En reliant le cours de 1963 au livre de 1993, il ne s’agissait pas de lire dans le jeune Derrida celui de la maturité. Ni de se prononcer sur la pertinence aujourd’hui de l’interprétation proposée de Husserl, les spécialistes nous le diront. Emmanuel Housset (Husserl et l’idée de Dieu, Cerf, 2010) semble concorder avec elle quand il écrit que « la question de Dieu [et celle d’autrui] reconduit aux plus profondes apories de la phénoménologie husserlienne ». Mais on ne peut s’empêcher d’être frappé par la constance d’une attitude : dans le cas de Marx aussi bien que dans celui de Husserl, elle consiste à « commencer d’éprouver, à respecter [leur] pouvoir de résistance aux critiques » (in « Violence et métaphysique »).

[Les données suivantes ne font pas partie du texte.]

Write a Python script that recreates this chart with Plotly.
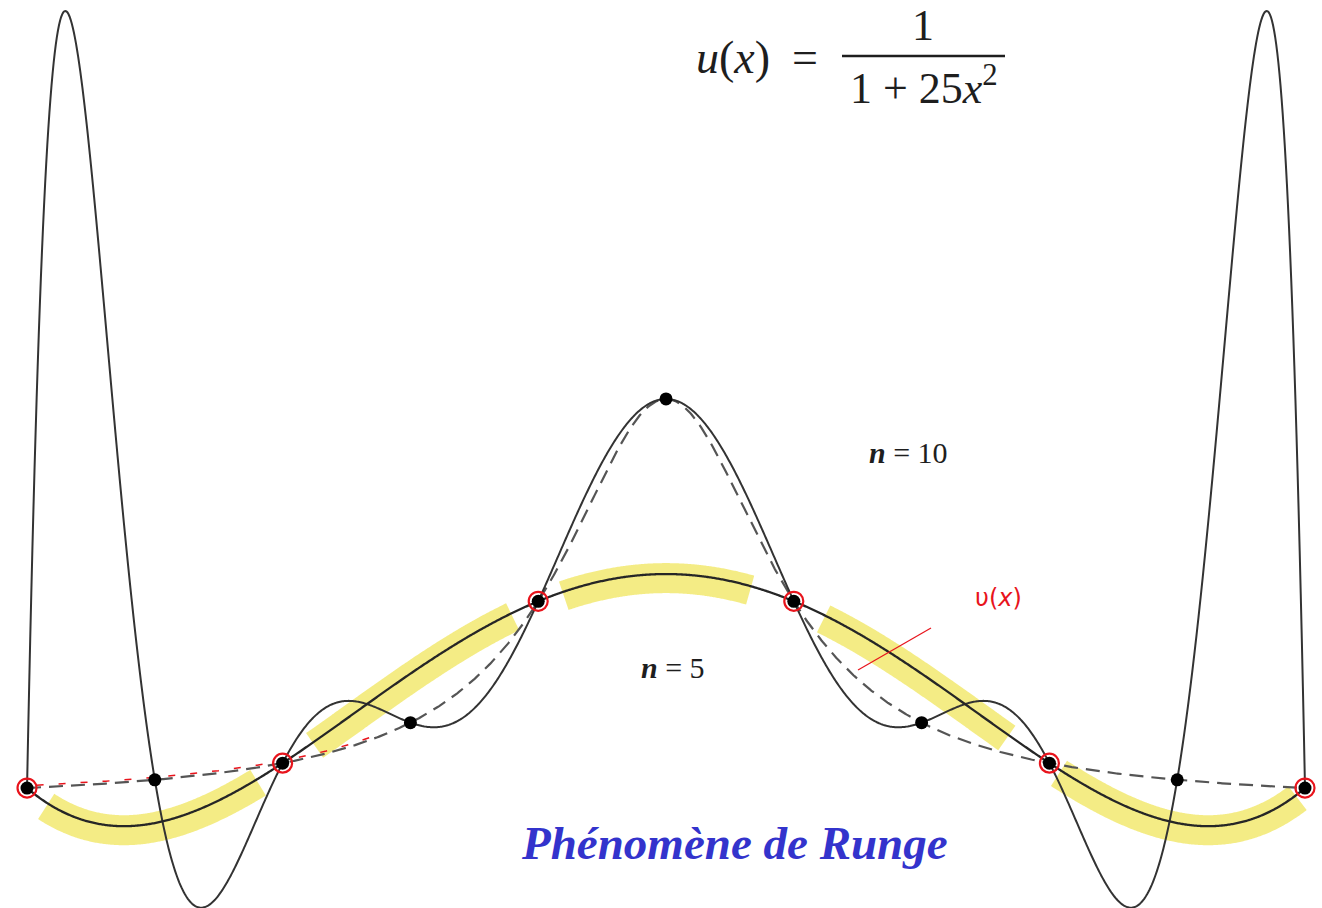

[1] Profitons-en pour signaler aux lecteurs d’EaN la collection « Humanités à venir » dirigée par Ginette Michaud et Georges Leroux et publiée par les Presses de l’université de Montréal, centrée sur des petits essais inscrits dans le sillage de la pensée de Jacques Derrida. Dernier ouvrage paru : Elias Jabre, Plus d’une loi, la guerre des noms. Derrida, Deleuze et Guattari, Foucault, 2024
[2] Une précision aux éditeurs : « Violence et métaphysique » a été écrit avant que Derrida n’aille assister aux cours de Levinas à la Sorbonne (1964). Un indice nous en est fourni dans la note 1 de l’article de Derrida, dans laquelle il regrette de ne pas avoir pu prendre en compte deux textes de Levinas, l’un de 1963, « La trace de l’autre », l’autre de 1964, « La signification et le sens ».